I have been trying to work out, in this context, what I think of Lucy Crehan’s book “Cleverlands” as she looks at the five perceived global educational success stories of Finland, Japan, Singapore, Shanghai and Canada. Having worked with these countries a lot in global education I have found myself at odds with some of her conclusions, in particular from what I know of my collaboration with colleagues in Finland, for example. The Finns believe their greatest challenge is to avoid the temptation to rest on their laurels of PISA and their structural reforms in education of decades ago. As a consequence, they are going to take a risk and design a more fluid curriculum, less based on traditional subjects, but rather based on the skills associated with creative, digital and global learning and critical thinking. I worked extensively with schools in Singapore about 10 years ago. The drive for these schools and educators was finding ways to bring more arts into their curriculum, and I remember standing in Tintern Abbey one Saturday with a whole group of Singaporean teachers reading Wordsworth’s famous poem and discussing methods to include more creative poetry and drama in their curriculum, rather than just literacy skills.
It is funny how life can come around in full circle, as I sat in Tintern Abbey in the glorious sunshine a couple of weeks ago thinking of those Singaporean colleagues from St Nicholas school. I was transfixed by the astonishing surrealism of the “Museum of the Moon” a piece of glorious public art by Luke Jerram and the music composed by Dan Jones. A Bristolian and a Welshman: always a good combination! A replica, detailed model of the Moon hung down in the middle of the ruined nave of the abbey and it was so beautiful, bold, challenging and thought provoking. Art should challenge and move us. Art should be integral in our lives always and to paraphrase Ken Robinson, Creativity should be just as important as Maths. The Wye “Festival of the River” brought so many people together and made them think about where they live, where they are in their lives, as well as the beauty and appreciation of what they have right now in that moment of time. I thought about the collaborative power of music this week as I watched and listened to the people of Manchester sing Oasis’ “Don’t look back in anger” as they reflected, one year on, from the senseless terror attack on young people in the Manchester Arena. I thought of the images from Sante Fe, as another senseless US school shooting took place, killing 10 people so soon after Parkland was supposed to be the turning point where this murder of teachers and students stopped. I thought of this as I sat in the Sixth Form café today where Year 13 were in full fancy dress, despite the rain, celebrating their milestone of leaving school singing collectively Jason’s Mraz’s “I’m Yours”. It was just wonderful. Young, joyous faces ready to move onto university, careers, jobs and lives, but right at that moment they were singing and expressing their inner selves. Young people should have the world at their feet and the ability to dream the impossible without fear of the future. I did like the fact the smart phones provided the “lighter” effect of the concert though. It is 2018 after all.

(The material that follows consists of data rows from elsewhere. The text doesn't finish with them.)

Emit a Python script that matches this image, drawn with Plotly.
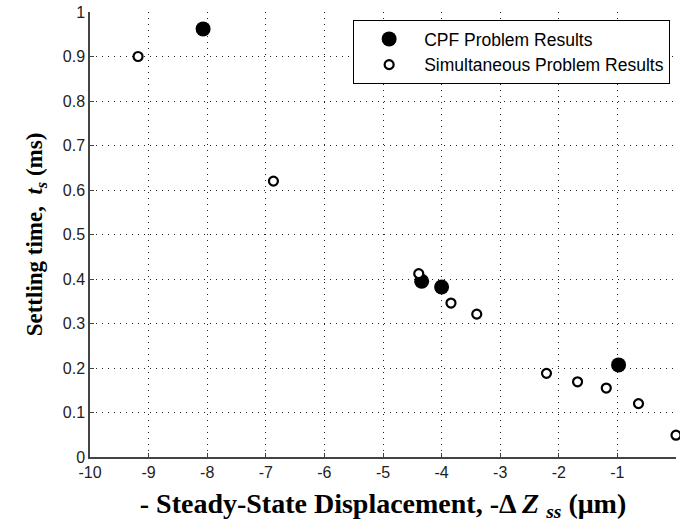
import plotly.graph_objects as go

cpf_x = [-8.07, -4.34, -4.0, -0.98]
cpf_y = [0.962, 0.395, 0.382, 0.207]

sim_x = [-9.18, -6.87, -4.39, -3.84, -3.40, -2.21, -1.68, -1.19, -0.64, 0.0]
sim_y = [0.90, 0.62, 0.412, 0.346, 0.321, 0.188, 0.169, 0.155, 0.12, 0.049]

x_ticks = [-10, -9, -8, -7, -6, -5, -4, -3, -2, -1, 0]
y_ticks = [0, 0.1, 0.2, 0.3, 0.4, 0.5, 0.6, 0.7, 0.8, 0.9, 1]

fig = go.Figure()
fig.add_trace(go.Scatter(
    x=cpf_x, y=cpf_y, mode="markers", name="CPF Problem Results",
    legendgroup="a",
    marker=dict(size=15, color="black", line=dict(width=0)),
    cliponaxis=False))
fig.add_trace(go.Scatter(
    x=sim_x, y=sim_y, mode="markers", name="Simultaneous Problem Results",
    legendgroup="b",
    marker=dict(size=9, color="white", line=dict(width=2.2, color="black")),
    cliponaxis=False))

tick_font = dict(family="Liberation Sans, Arial, sans-serif", size=16, color="#222222")
title_font_family = "Liberation Serif, Times New Roman, serif"

axis_common = dict(
    showgrid=True, gridcolor="#222222", griddash="1px,5px", gridwidth=1,
    showline=True, linecolor="#444444", linewidth=1.5,
    ticks="inside", ticklen=4, tickcolor="#444444",
    tickfont=tick_font,
    zeroline=False, mirror=False,
)

fig.update_layout(
    width=680, height=529,
    margin=dict(l=90, r=4, t=10, b=72),
    plot_bgcolor="white", paper_bgcolor="white",
    xaxis=dict(range=[-10, 0], tickvals=x_ticks, ticktext=[str(v) for v in x_ticks],
               title=dict(text="<b>- Steady-State Displacement, -Δ <i>Z</i> <sub><i>ss</i></sub> (μm)</b>",
                          font=dict(family=title_font_family, size=28, color="black"),
                          standoff=13),
               **axis_common),
    yaxis=dict(range=[0, 1], tickvals=y_ticks, ticktext=[f"{v:g}" for v in y_ticks],
               title=dict(text="<b>Settling time,  <i>t</i><sub><i>s</i></sub> (ms)</b>",
                          font=dict(family=title_font_family, size=23, color="black"),
                          standoff=14),
               **axis_common),
    legend=dict(x=0.99, y=0.982, xanchor="right", yanchor="top",
                bgcolor="white", bordercolor="black", borderwidth=1,
                font=dict(family="Liberation Sans, Arial, sans-serif", size=17.5, color="black"),
                tracegroupgap=0, itemwidth=60),
    showlegend=True,
)

fig.write_html("out.html")
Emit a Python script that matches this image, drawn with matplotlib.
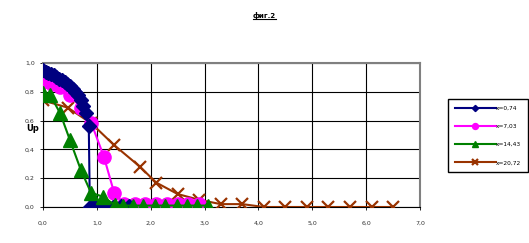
import numpy as np
import matplotlib.pyplot as plt
from matplotlib.lines import Line2D
from matplotlib.ticker import FuncFormatter, MultipleLocator

# series: x=0,74
x1 = [0.0, 0.05, 0.1, 0.15, 0.2, 0.25, 0.3, 0.35, 0.4, 0.45, 0.5, 0.55,
      0.6, 0.65, 0.7, 0.75, 0.8, 0.85, 0.87, 0.9, 0.95, 1.0, 1.05, 1.1,
      1.15, 1.2, 1.3, 1.45, 1.6]
y1 = [0.95, 0.94, 0.93, 0.925, 0.92, 0.905, 0.89, 0.88, 0.87, 0.855, 0.84,
      0.82, 0.8, 0.78, 0.74, 0.7, 0.65, 0.56, 0.0, 0.0, 0.0, 0.0, 0.0, 0.0,
      0.0, 0.0, 0.0, 0.01, 0.01]

# series: x=7,03
x2 = [0.0, 0.16, 0.32, 0.5, 0.7, 0.9, 1.13, 1.32, 1.5, 1.7, 1.9, 2.1, 2.3,
      2.5, 2.7, 2.9]
y2 = [0.87, 0.855, 0.83, 0.78, 0.69, 0.58, 0.35, 0.10, 0.02, 0.02, 0.02,
      0.02, 0.02, 0.02, 0.02, 0.02]

# series: x=14,43
x3 = [0.0, 0.13, 0.32, 0.5, 0.7, 0.89, 1.12, 1.33, 1.48, 1.67, 1.86, 2.08,
      2.26, 2.49, 2.67, 2.86, 3.06]
y3 = [0.79, 0.78, 0.65, 0.465, 0.26, 0.10, 0.07, 0.015, 0.01, 0.01, 0.01,
      0.01, 0.01, 0.01, 0.01, 0.01, 0.01]

# series: x=20,72
x4 = [0.0, 0.46, 0.9, 1.32, 1.8, 2.1, 2.5, 2.9, 3.3, 3.7, 4.1, 4.5, 4.9,
      5.3, 5.7, 6.1, 6.5]
y4 = [0.74, 0.69, 0.58, 0.43, 0.28, 0.17, 0.09, 0.05, 0.02, 0.02, 0.0, 0.0,
      0.0, 0.0, 0.0, 0.0, 0.0]

labels = ['x=0,74', 'x=7,03', 'x=14,43', 'x=20,72']

fig = plt.figure(figsize=(5.29, 2.43), dpi=100)
ax = fig.add_axes([43 / 529, 1 - 207 / 243, 377 / 529, 144 / 243])

ax.plot(x1, y1, color='#000080', lw=1.5, marker='D', ms=7,
        label=labels[0], zorder=5)
ax.plot(x2, y2, color='#FF00FF', lw=1.5, marker='o', ms=9.5,
        label=labels[1], zorder=4)
ax.plot(x3, y3, color='#008000', lw=1.5, marker='^', ms=9.5,
        label=labels[2], zorder=6)
ax.plot(x4, y4, color='#993300', lw=1.5, marker='x', ms=9, mew=1.6,
        label=labels[3], zorder=3)

ax.set_xlim(0, 7)
ax.set_ylim(0, 1)
ax.xaxis.set_major_locator(MultipleLocator(1))
ax.yaxis.set_major_locator(MultipleLocator(0.2))
fmt = FuncFormatter(lambda v, p: f'{v:.1f}'.replace('.', ','))
ax.xaxis.set_major_formatter(fmt)
ax.yaxis.set_major_formatter(fmt)
ax.tick_params(labelsize=4.5, labelcolor='#333333', length=2, width=0.6,
               direction='out')
ax.tick_params(axis='x', pad=8)
ax.tick_params(axis='y', pad=4)
ax.grid(True, color='black', lw=0.8)
ax.set_axisbelow(True)
for s in ('top', 'right'):
    ax.spines[s].set_color('#808080')
    ax.spines[s].set_linewidth(1.5)
for s in ('left', 'bottom'):
    ax.spines[s].set_color('black')
    ax.spines[s].set_linewidth(0.8)

fig.text(33 / 529, 1 - 128 / 243, 'Up', fontsize=6, fontweight='bold',
         ha='center', va='center')

fig.text(264 / 529, 1 - 15 / 243, 'фиг.2', fontsize=5, fontweight='bold',
         ha='center', va='center')
fig.add_artist(Line2D([253 / 529, 276 / 529], [1 - 19 / 243, 1 - 19 / 243],
                      color='black', lw=0.8))

leg = fig.legend(loc='upper left', bbox_to_anchor=(448 / 529, 1 - 99 / 243),
                 fontsize=4.2, handlelength=7.0, handletextpad=0.1,
                 labelspacing=2.25, borderpad=1.15, borderaxespad=0,
                 fancybox=False, framealpha=1, edgecolor='black',
                 markerscale=0.45)
leg.get_frame().set_linewidth(1.0)

fig.savefig('out.png', dpi=100)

I met, by chance, in London at the O2 Conference Centre one of my education school leader heroes this month, Brian Christian, principal of the British School Tokyo. Brian was in the audience when I spoke at the COBIS conference about global learning and leadership for the British Council. Brian’s approach and philosophy for his school is one we should all aspire to as school leaders. It is inclusive, it is global, it is about sustainability, it is digital, it is about character and wellbeing, it is about achievement and preparation for life. It is about loving learning and wanting to be curious about the world. I greatly appreciated the long conversation I had with him in London, demonstrating again the power of collaboration, sharing and partnership across education systems and countries. That part of Lucy Crehan’s book, I agree with entirely, she was the keynote speaker at the end of the day. Brian tweeted this week a picture of the beautiful English cottage garden on his school campus in Tokyo. One of the most enjoyable enrichment activities we have at Wyedean is the Sixth Form gardening club run by Johnathan Lane. Students who are studying maths and physics also enjoy Wednesday afternoon enrichment, growing peonies and squashes, as well. I do think two-year linear Post 16 courses allow Year 12 to actually do something different in the summer of Year 12 instead of countless exams. We have made that a key part of Wyedean’s ethos and culture.

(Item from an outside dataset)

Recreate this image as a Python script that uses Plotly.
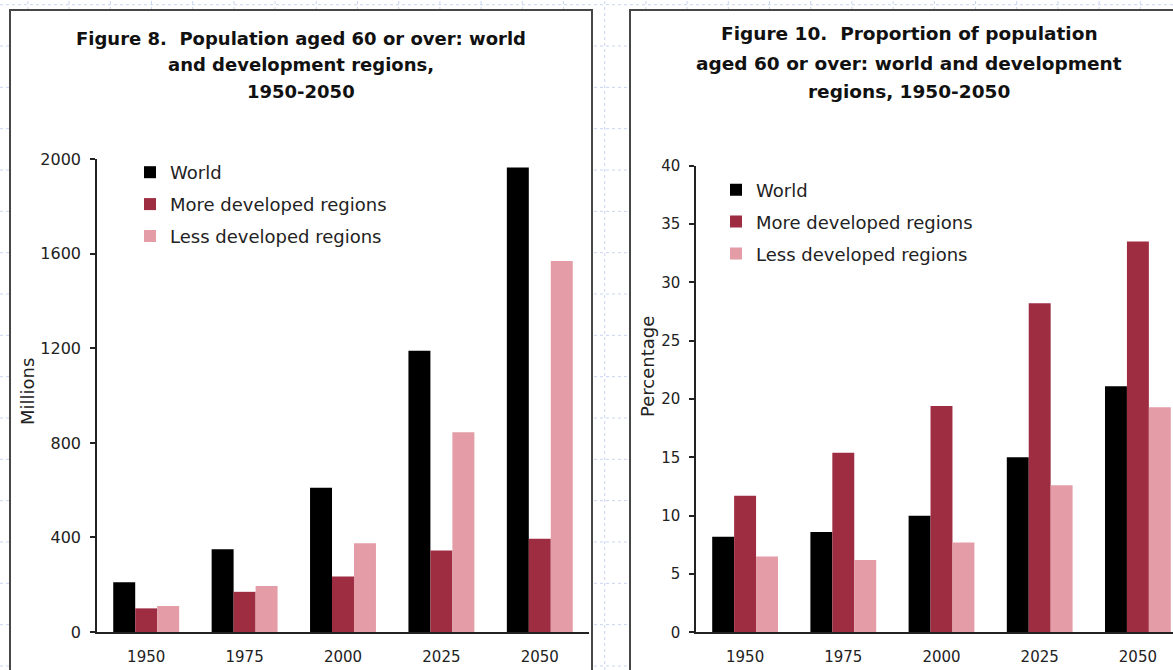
import plotly.graph_objects as go

W, H = 1173, 670

# ---------------- data ----------------
years = ["1950", "1975", "2000", "2025", "2050"]
series_names = ["World", "More developed regions", "Less developed regions"]
series_colors = ["#000000", "#9E2D42", "#E49CA7"]

# Figure 8: population aged 60 or over (millions)
pop_world = [210, 350, 610, 1190, 1965]
pop_more = [100, 170, 235, 345, 395]
pop_less = [110, 195, 375, 845, 1570]
pop_ticks = [0, 400, 800, 1200, 1600, 2000]

# Figure 10: proportion aged 60 or over (percentage)
pct_world = [8.2, 8.6, 10.0, 15.0, 21.1]
pct_more = [11.7, 15.4, 19.4, 28.2, 33.5]
pct_less = [6.5, 6.2, 7.7, 12.6, 19.3]
pct_ticks = [0, 5, 10, 15, 20, 25, 30, 35, 40]

title_left = ["Figure 8.  Population aged 60 or over: world",
              "and development regions,",
              "1950-2050"]
title_right = ["Figure 10.  Proportion of population",
               "aged 60 or over: world and development",
               "regions, 1950-2050"]

FONT = "DejaVu Sans"
TXT = "#222222"


def px(x):
    return x / W


def py(y):
    return 1 - y / H


fig = go.Figure()

for name, col, vals in zip(series_names, series_colors, [pop_world, pop_more, pop_less]):
    fig.add_trace(go.Bar(x=years, y=vals, name=name, marker=dict(color=col, line=dict(width=0)),
                         xaxis="x", yaxis="y", legend="legend", legendgroup="L" + name))

for name, col, vals in zip(series_names, series_colors, [pct_world, pct_more, pct_less]):
    fig.add_trace(go.Bar(x=years, y=vals, name=name, marker=dict(color=col, line=dict(width=0)),
                         xaxis="x2", yaxis="y2", legend="legend2", legendgroup="R" + name))

# ---------------- background (sheet grid + panel boxes) ----------------
shapes = []
vpath = ""
x = 27.9
while x < W + 5:
    vpath += f"M{px(x):.5f},0 L{px(x):.5f},1 "
    x += 41.2
hpath = ""
y = 4.7
while y < H + 5:
    hpath += f"M0,{py(y):.5f} L1,{py(y):.5f} "
    y += 41.33
for p in (vpath, hpath):
    shapes.append(dict(type="path", xref="paper", yref="paper", path=p, layer="below",
                       line=dict(color="#C9D5F2", width=1, dash="dot")))
shapes.append(dict(type="rect", xref="paper", yref="paper", x0=px(10), x1=px(592), y0=-0.1, y1=py(10),
                   fillcolor="white", line=dict(color="#474747", width=2), layer="below"))
shapes.append(dict(type="rect", xref="paper", yref="paper", x0=px(630), x1=1.1, y0=-0.1, y1=py(10),
                   fillcolor="white", line=dict(color="#474747", width=2), layer="below"))

# ---------------- titles ----------------
annotations = []
for txt, yy in zip(title_left, [39, 65, 91.5]):
    annotations.append(dict(text=f"<b>{txt}</b>", x=px(301), y=py(yy), xref="paper", yref="paper",
                            xanchor="center", yanchor="middle", showarrow=False,
                            font=dict(family=FONT, size=18, color="#111111")))
for txt, yy in zip(title_right, [34, 63, 92]):
    annotations.append(dict(text=f"<b>{txt}</b>", x=px(909), y=py(yy), xref="paper", yref="paper",
                            xanchor="center", yanchor="middle", showarrow=False,
                            font=dict(family=FONT, size=18.5, color="#111111")))
annotations.append(dict(text="Millions", x=px(27), y=py(392), xref="paper", yref="paper", textangle=-90,
                        xanchor="center", yanchor="middle", showarrow=False,
                        font=dict(family=FONT, size=18, color=TXT)))
annotations.append(dict(text="Percentage", x=px(647), y=py(367), xref="paper", yref="paper", textangle=-90,
                        xanchor="center", yanchor="middle", showarrow=False,
                        font=dict(family=FONT, size=18, color=TXT)))

axis_common = dict(showline=True, linecolor="#222222", linewidth=1.5, showgrid=False, zeroline=False,
                   tickfont=dict(family=FONT, size=15, color=TXT))

fig.update_layout(
    width=W, height=H,
    margin=dict(l=0, r=0, t=0, b=0, autoexpand=False),
    paper_bgcolor="white", plot_bgcolor="rgba(0,0,0,0)",
    barmode="group", bargap=0.33, bargroupgap=0,
    font=dict(family=FONT, color=TXT),
    shapes=shapes, annotations=annotations,
    xaxis=dict(axis_common, domain=[px(97), px(589)], anchor="y", type="category",
               range=[-0.5, 4.5], ticks="", ticklabelstandoff=10),
    yaxis=dict(axis_common, domain=[py(632), py(159.3)], anchor="x", range=[0, 2000],
               tickvals=pop_ticks, ticks="outside", ticklen=5, tickwidth=1.5, tickcolor="#222222",
               ticklabelstandoff=6, tickfont=dict(family=FONT, size=16, color=TXT)),
    xaxis2=dict(axis_common, domain=[px(696), 1], anchor="y2", type="category",
                range=[-0.5, -0.5 + (W - 696) / 98.2], ticks="", ticklabelstandoff=10),
    yaxis2=dict(axis_common, domain=[py(632.3), py(165.7)], anchor="x2", range=[0, 40],
                tickvals=pct_ticks, ticks="outside", ticklen=5, tickwidth=1.5, tickcolor="#222222",
                ticklabelstandoff=6),
    legend=dict(x=px(130), y=py(154), xanchor="left", yanchor="top", bgcolor="rgba(0,0,0,0)",
                font=dict(family=FONT, size=18, color=TXT), tracegroupgap=5.5, itemclick=False),
    legend2=dict(x=px(716), y=py(171.5), xanchor="left", yanchor="top", bgcolor="rgba(0,0,0,0)",
                 font=dict(family=FONT, size=18, color=TXT), tracegroupgap=5.5, itemclick=False),
)

# remove the browser's default 8px page margin so the figure sits at the window origin
fig.write_html("out.html", config={"displayModeBar": False},
               post_script="document.body.style.margin='0';")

I was going to avoid mentioning the wedding of Harry and Meghan in this blog, but in the context of creativity in schools and the wider curriculum it is almost impossible to leave out. Meghan’s dresses were astonishing creations by the very best of British talent in Clare Waight Keller and Stella McCartney. Kanneh Mason’s beautiful cello solo in St George’s chapel must have made the whole of Nottingham, and not just his old school of Trinity, burst with pride as this confident, supremely talented young black musician played to the great and good invited from British royalty to Hollywood A Listers. Bishop Michael Curry reminded the whole world of the power of beautiful oratory as he quoted MLK, talked about child poverty around the World, the legacy of slavery and all with the running theme of the redemptive power of love. When a black gospel choir serenaded with Ben E King’s “Stand by Me” the sheer beauty of the voices was awe inspiring to anyone hearing it.

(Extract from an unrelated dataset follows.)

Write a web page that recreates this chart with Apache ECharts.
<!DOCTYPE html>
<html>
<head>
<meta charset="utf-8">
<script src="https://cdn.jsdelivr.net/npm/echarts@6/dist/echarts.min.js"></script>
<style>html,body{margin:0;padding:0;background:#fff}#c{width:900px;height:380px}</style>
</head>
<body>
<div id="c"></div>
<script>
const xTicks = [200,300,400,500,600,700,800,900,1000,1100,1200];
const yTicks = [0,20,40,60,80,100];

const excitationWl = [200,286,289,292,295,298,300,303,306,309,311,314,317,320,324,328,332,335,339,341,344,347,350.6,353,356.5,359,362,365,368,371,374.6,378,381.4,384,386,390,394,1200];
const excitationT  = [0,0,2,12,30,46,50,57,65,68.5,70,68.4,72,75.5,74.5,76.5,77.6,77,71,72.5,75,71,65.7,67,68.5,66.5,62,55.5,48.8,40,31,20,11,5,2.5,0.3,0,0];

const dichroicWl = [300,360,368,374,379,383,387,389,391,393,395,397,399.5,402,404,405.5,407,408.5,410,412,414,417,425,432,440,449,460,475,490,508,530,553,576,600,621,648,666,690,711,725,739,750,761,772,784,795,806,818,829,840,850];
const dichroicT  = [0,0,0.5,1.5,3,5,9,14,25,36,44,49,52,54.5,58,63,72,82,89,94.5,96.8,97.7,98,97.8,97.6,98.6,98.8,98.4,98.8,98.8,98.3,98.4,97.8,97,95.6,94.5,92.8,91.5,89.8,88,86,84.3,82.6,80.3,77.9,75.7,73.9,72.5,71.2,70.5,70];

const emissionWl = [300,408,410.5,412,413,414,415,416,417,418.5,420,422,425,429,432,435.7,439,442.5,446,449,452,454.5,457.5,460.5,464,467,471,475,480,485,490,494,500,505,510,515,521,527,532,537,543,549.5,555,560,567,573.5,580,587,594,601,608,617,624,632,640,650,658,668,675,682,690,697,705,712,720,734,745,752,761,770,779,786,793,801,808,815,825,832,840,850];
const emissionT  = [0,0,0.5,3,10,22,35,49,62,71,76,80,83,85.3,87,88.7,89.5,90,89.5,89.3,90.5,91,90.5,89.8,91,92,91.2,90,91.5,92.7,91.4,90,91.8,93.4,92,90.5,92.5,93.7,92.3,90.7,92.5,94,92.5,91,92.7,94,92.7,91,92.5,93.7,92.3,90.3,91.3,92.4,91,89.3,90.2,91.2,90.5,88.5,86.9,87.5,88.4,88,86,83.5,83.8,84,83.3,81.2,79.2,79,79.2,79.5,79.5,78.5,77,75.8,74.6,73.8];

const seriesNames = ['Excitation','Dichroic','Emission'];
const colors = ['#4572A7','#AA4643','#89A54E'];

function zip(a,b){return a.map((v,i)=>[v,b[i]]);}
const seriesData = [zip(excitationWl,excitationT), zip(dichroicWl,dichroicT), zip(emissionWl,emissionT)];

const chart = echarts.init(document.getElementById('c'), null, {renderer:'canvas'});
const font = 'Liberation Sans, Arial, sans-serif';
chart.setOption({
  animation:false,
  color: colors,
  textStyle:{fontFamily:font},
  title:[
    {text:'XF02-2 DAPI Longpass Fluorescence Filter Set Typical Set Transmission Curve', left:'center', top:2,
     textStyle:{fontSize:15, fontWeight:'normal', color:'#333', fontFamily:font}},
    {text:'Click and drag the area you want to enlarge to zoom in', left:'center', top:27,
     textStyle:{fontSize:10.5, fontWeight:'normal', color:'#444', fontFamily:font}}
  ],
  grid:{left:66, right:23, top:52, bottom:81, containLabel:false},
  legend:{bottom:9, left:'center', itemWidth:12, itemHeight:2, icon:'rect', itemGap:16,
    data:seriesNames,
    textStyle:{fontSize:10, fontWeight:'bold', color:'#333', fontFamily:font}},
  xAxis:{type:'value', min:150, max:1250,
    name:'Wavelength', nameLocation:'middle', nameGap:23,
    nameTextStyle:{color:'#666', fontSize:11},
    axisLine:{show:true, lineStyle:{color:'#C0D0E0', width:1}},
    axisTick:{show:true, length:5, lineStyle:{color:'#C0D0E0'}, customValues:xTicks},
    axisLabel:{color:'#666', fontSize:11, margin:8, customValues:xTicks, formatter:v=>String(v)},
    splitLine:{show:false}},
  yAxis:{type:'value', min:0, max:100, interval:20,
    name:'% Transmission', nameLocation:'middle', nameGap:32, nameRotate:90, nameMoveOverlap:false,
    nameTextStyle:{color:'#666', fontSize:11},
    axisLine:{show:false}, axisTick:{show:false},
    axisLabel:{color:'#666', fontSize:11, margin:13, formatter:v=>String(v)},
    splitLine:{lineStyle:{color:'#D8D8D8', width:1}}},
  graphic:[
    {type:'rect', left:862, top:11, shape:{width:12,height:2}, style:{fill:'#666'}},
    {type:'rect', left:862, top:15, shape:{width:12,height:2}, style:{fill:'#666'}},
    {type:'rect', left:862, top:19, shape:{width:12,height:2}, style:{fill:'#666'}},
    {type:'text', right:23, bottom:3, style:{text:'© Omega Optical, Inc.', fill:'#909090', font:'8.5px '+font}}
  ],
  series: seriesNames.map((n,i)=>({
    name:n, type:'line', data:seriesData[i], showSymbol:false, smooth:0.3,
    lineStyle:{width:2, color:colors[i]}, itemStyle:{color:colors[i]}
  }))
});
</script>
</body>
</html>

It is up to all of us what we want to see in our schools and in the curriculum for young people to learn. What do we value? What values do we want for the future generations? What are we preparing them for in schools? COBIS schools don’t offer their students a diet of a few narrow skills. Like the IB, they offer a broad, challenging, coherent, compelling learning and life preparing education. The same goes for schools where the values that underpin the culture and ethos are not shaped by short-term politics, or sacrificed on the tight budgets we all face. Why did a school I once worked with in West Java offer the most comprehensive enrichment programme that I had ever seen, when it was operating on a total budget equivalent to one subject dept in a UK school, let alone an entire school? The answer lies in what the school, school leaders and community wanted for those young Indonesians in their curriculum and their education. We have to lead in education again as educators and be brave enough to lead education knowing that creativity allows us to find the things in our young people they didn’t know existed. Far from killing creativity, we should be looking to grow it, encourage it and develop it as the teachers of Kanneh Mason did, Bishop Curry’s did, Ken Robinson’s did and my colleague Jane Collins’ once did. What schools should kill is ignorance and apathy in our young people. You don’t achieve this by killing creativity and the opportunities that go with such a curriculum and approach to education.
“It is the supreme art of the teacher to awaken joy in creative expression and knowledge” Albert Einstein.